Став премьер-министром Польши, Падеревский перевез свое хозяйство в Королевский замок. Помнил ли он о том, сколько раз молодой студент-музыкант проходил мимо королевского дворца и молил о дне, когда польский лидер снова поселится в нем? Возможно. Но Падеревский был слишком занят, чтобы тратить много времени на воспоминания. Работа по формированию сначала Национального совета из ста человек, а затем кобинета министров из шестнадцати была невероятно трудными. За свою прежнюю карьеру он привык к долгму, тяжелому труду, но это шло ни в какое сравнение с нынешним! Поляки, как мы уже видели, были не самыми простыми людьми для политических дел. И почти до предела осложнял жизнь Пилсудский. Глава государства любил долгие, затянутые, обычно беспредметные совещания, которые не приводили ни к чему, кроме полного истощения премьер-министра. Больше всего он любил проводить их в два или три часа ночи, желательно сразу после того, как Падеревский наконец умудрялся лечь спать.

«Когда этот человек входит в комнату, в воздухе пахнет серой!» — говорил Падеревский и с возрастающим нетерпением ждал того дня, когда сможет покинуть Варшаву ради Парижа и Конференции. Какая радость — не находиться в одном городе с Юзефом Пилсудским!

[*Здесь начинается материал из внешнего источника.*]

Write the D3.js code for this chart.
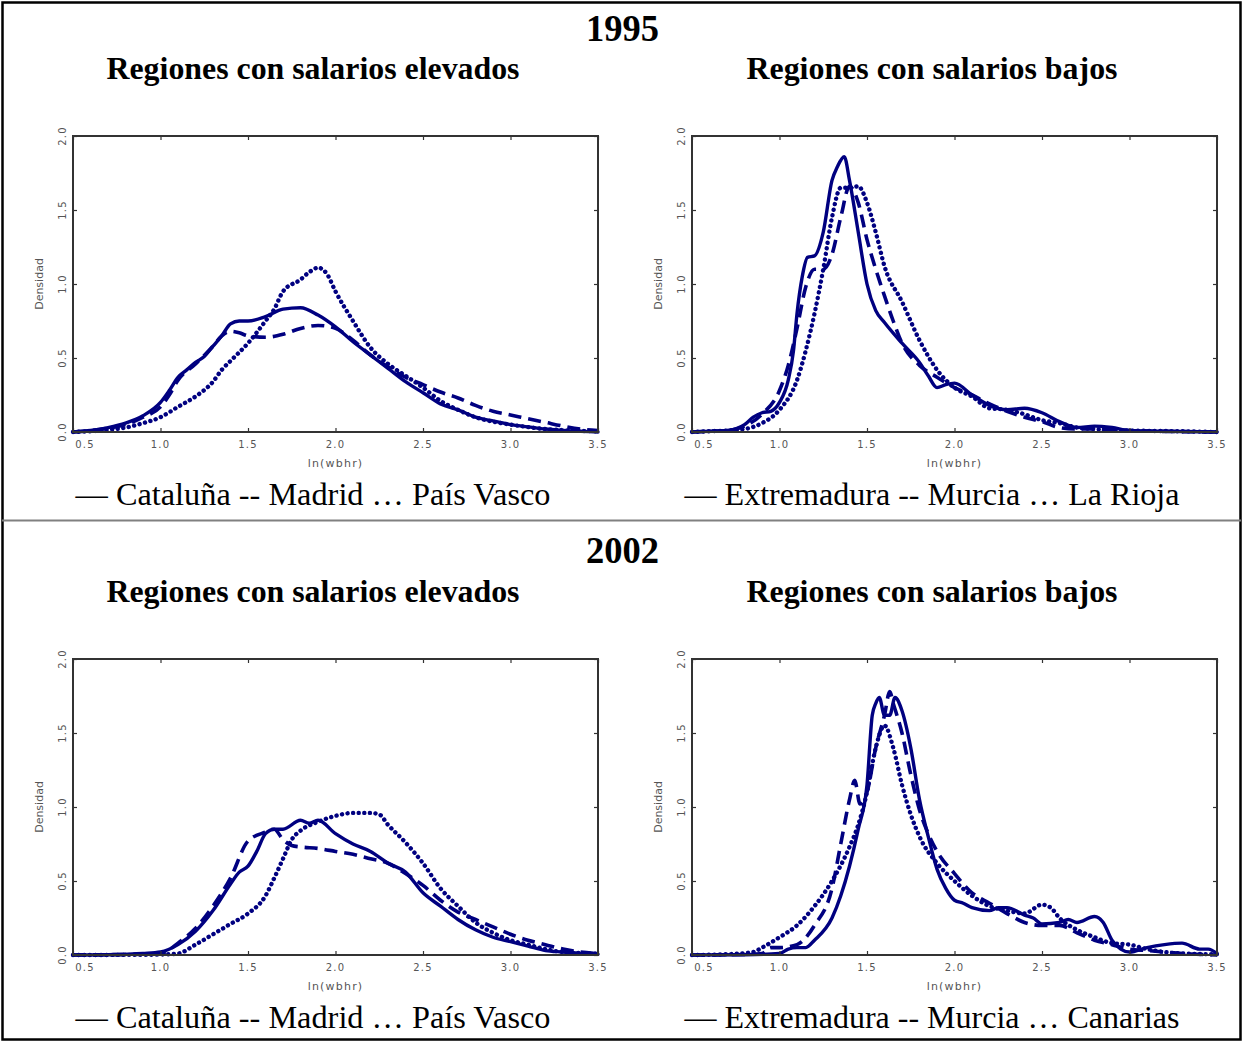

Если бы в этой книге была рассказана полная история достижений Падеревского на Парижской мирной конференции, в ней едва ли осталось бы место для чего-либо еще. Работа следующих трех месяцев стала кульминацией и высшим достижением его второй карьеры.

Когда Падеревский наконец прибыл в Париж, Конференция шла уже одиннадцатую неделю. Его неизбежная задержка в Польше, как он быстро понял, обошлась дорого. Дмовский сделал все возможное, представляя польские требования. Его пятичасовая речь перед делегатами была признана мастерским и ученым трактатом. Но тут сам Дмовский сообщил Падеревскому, что польские вопросы практически решены — и решены отрицательно! Почему-то все шло наперекосяк. Открытая и скрытая враждебность преследовала его лучшие усилия. «С этим ничего нельзя поделать, — безапелляционно объявил он. — Все решено». Противодействие Ллойд Джорджа каждому из его пунктов, например, практически гарантировало провал. Какая нация пойдет против британского лидера только из-за какого-то незначительного вопроса вроде Польши?

Все шло не по плану.

Бедный Падеревский, уставший от месяцев попыток навести порядок в особом хаосе Пилсудского, теперь осознал, что ему предстоит колоссальная работа по политическому «налаживанию связей» в Париже. Проблема заключалась в самом Дмовском. Малые нации на Конференции — те, чьим главным занятием было просить, а не оказывать услуги, — должны были в огромной степени зависеть от влияния. А влияние во многом определялось личностью. Что касается личности, Дмовский был сущим бедствием. Мало того что его холодная и академическая манера поведения никак не располагала к нему делегатов, его махровый антисемитизм нажил ему активных врагов как среди еврейских, так и среди нееврейских делегатов. И из всех делегатов, ненавидевших Дмовского, Ллойд Джордж ненавидел его сильнее всех. В самом деле, этот свирепый валлиец был настолько раздражен, что прибытие Падеревского лишь побудило его с еще большей силой проявить антипольские настроения. «В конце концов, — говорил он, — чего еще можно ожидать от страны, которая присылает в качестве своего представителя пианиста!»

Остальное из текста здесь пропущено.